When I am animated by this wish, I look with pleasure on my book,
however defective, and deliver it to the world with the spirit of
a man that has endeavoured well. That it will immediately become
popular I have not promised to myself: a few wild blunders, and
risible absurdities, from which no work of such multiplicity was
ever free, may for a time furnish folly with laughter, and harden
ignorance in contempt; but useful diligence will at last prevail,
and there never can be wanting some who distinguish desert; who
will consider that no dictionary of a living tongue ever can be
perfect, since while it is hastening to publication, some words are
budding, and some falling away; that a whole life cannot be spent
upon syntax and etymology, and that even a whole life would not be
sufficient; that he, whose design includes whatever language can
express, must often speak of what he does not understand; that
a writer will sometimes be hurried by eagerness to the end, and
sometimes faint with weariness under a task, which Scaliger compares
to the labours of the anvil and the mine; that what is obvious is
not always known, and what is known is not always present; that sudden
fits of inadvertency will surprize vigilance, slight avocations
will seduce attention, and casual eclipses of the mind will darken
learning; and that the writer shall often in vain trace his memory
at the moment of need, for that which yesterday he knew with intuitive
readiness, and which will come uncalled into his thoughts tomorrow.

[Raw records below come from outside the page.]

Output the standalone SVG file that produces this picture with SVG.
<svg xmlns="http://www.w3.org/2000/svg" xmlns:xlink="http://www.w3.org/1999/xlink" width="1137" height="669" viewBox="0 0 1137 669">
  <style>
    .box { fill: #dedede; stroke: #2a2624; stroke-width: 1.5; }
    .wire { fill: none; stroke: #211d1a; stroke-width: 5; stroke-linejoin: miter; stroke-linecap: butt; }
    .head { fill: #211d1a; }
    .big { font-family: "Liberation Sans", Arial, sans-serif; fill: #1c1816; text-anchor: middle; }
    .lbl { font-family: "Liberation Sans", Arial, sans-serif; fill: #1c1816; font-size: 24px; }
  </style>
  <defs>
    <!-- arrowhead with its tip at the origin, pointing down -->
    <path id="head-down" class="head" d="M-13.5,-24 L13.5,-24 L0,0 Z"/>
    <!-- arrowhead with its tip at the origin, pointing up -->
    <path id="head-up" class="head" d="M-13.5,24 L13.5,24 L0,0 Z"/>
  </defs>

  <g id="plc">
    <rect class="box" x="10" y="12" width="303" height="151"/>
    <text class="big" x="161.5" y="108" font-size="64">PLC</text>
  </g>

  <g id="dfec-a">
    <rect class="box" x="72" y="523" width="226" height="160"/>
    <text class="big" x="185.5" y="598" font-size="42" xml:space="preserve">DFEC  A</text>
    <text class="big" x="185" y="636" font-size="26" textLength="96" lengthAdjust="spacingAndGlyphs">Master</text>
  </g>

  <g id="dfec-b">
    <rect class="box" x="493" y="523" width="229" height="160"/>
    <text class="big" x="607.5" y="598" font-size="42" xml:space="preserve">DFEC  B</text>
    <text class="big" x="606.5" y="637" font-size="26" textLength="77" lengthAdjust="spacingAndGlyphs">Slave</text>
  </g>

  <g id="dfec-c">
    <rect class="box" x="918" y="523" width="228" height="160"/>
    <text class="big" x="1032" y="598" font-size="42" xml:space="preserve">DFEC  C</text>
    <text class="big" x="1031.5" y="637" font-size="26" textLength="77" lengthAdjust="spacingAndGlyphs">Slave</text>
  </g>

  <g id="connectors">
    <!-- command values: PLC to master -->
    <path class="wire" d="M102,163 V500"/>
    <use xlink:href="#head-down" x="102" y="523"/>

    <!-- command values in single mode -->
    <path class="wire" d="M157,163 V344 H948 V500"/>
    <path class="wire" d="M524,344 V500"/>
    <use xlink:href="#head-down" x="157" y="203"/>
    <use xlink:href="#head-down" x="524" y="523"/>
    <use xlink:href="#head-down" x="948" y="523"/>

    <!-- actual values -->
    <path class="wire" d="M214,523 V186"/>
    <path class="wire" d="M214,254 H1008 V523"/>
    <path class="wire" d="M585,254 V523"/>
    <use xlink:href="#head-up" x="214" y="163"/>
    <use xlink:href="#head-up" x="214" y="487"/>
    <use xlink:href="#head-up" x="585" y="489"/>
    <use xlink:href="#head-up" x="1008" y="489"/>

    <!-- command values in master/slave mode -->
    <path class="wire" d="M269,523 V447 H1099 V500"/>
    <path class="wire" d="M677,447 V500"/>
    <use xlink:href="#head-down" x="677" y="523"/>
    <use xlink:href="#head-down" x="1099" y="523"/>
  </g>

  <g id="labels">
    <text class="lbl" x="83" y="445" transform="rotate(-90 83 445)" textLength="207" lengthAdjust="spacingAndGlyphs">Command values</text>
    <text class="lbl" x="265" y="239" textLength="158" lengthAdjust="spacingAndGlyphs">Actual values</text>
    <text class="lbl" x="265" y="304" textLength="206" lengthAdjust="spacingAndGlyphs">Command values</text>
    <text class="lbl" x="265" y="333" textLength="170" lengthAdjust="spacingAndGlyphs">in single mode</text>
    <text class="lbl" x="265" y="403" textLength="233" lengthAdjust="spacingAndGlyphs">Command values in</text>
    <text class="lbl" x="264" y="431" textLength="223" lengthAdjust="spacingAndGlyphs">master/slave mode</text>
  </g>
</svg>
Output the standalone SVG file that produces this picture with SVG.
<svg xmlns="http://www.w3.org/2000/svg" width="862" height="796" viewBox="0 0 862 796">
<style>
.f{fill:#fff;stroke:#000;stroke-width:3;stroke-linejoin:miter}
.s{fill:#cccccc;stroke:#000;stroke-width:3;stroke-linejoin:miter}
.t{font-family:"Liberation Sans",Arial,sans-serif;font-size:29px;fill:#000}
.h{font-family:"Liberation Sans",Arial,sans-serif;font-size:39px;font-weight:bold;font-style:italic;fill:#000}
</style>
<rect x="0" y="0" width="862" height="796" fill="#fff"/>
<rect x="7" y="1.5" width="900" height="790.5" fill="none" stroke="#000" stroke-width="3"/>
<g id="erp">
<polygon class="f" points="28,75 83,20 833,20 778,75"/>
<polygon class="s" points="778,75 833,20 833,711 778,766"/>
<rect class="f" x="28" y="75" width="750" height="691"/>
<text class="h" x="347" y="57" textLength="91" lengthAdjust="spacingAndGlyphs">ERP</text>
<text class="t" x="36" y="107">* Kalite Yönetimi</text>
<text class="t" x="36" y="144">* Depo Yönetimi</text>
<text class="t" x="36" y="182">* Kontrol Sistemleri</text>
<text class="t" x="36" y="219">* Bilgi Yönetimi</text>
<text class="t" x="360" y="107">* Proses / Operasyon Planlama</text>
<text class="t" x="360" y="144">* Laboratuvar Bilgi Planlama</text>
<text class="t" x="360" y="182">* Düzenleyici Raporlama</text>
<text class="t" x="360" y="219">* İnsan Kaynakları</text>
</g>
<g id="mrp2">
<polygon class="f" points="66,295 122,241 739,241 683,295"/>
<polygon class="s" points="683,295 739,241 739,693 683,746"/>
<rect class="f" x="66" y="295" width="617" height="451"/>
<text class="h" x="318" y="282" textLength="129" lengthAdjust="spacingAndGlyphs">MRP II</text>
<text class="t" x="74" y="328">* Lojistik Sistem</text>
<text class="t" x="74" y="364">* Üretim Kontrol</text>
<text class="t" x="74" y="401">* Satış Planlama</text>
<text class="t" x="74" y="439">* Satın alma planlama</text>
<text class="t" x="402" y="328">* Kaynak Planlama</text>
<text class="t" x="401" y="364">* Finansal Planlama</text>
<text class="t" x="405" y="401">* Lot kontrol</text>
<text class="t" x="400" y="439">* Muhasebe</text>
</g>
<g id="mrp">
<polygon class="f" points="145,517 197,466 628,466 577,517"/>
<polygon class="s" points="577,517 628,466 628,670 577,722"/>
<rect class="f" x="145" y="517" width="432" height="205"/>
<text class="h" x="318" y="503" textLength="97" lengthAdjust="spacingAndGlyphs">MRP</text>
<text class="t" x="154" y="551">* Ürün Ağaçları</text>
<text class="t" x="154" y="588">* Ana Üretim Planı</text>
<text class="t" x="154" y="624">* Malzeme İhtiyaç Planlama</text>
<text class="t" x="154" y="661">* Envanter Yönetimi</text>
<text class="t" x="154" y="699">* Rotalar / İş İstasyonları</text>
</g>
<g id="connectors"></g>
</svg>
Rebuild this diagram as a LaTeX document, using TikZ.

In this work, when it shall be found that much is omitted, let
it not be forgotten that much likewise is performed; and though
no book was ever spared out of tenderness to the authour, and the
world is little solicitous to know whence proceeded the faults of
that which it condemns; yet it may gratify curiosity to inform it,
that the English Dictionary was written with little assistance of
the learned, and without any patronage of the great; not in the
soft obscurities of retirement, or under the shelter of academick
bowers, but amidst inconvenience and distraction, in sickness and
in sorrow. It may repress the triumph of malignant criticism to
observe, that if our language is not here fully displayed, I have
only failed in an attempt which no human powers have hitherto
completed. If the lexicons of ancient tongues, now immutably fixed,
and comprised in a few volumes, be yet, after the toil of successive
ages, inadequate and delusive; if the aggregated knowledge, and
co-operating diligence of the Italian academicians, did not secure
them from the censure of Beni; if the embodied criticks of France,
when fifty years had been spent upon their work, were obliged to
change its oeconomy, and give their second edition another form,
I may surely be contented without the praise of perfection, which,
if I could obtain, in this gloom of solitude, what would it avail
me? I have protracted my work till most of those whom I wished to
please have sunk into the grave, and success and miscarriage are
empty sounds: I therefore dismiss it with frigid tranquillity,
having little to fear or hope from censure or from praise.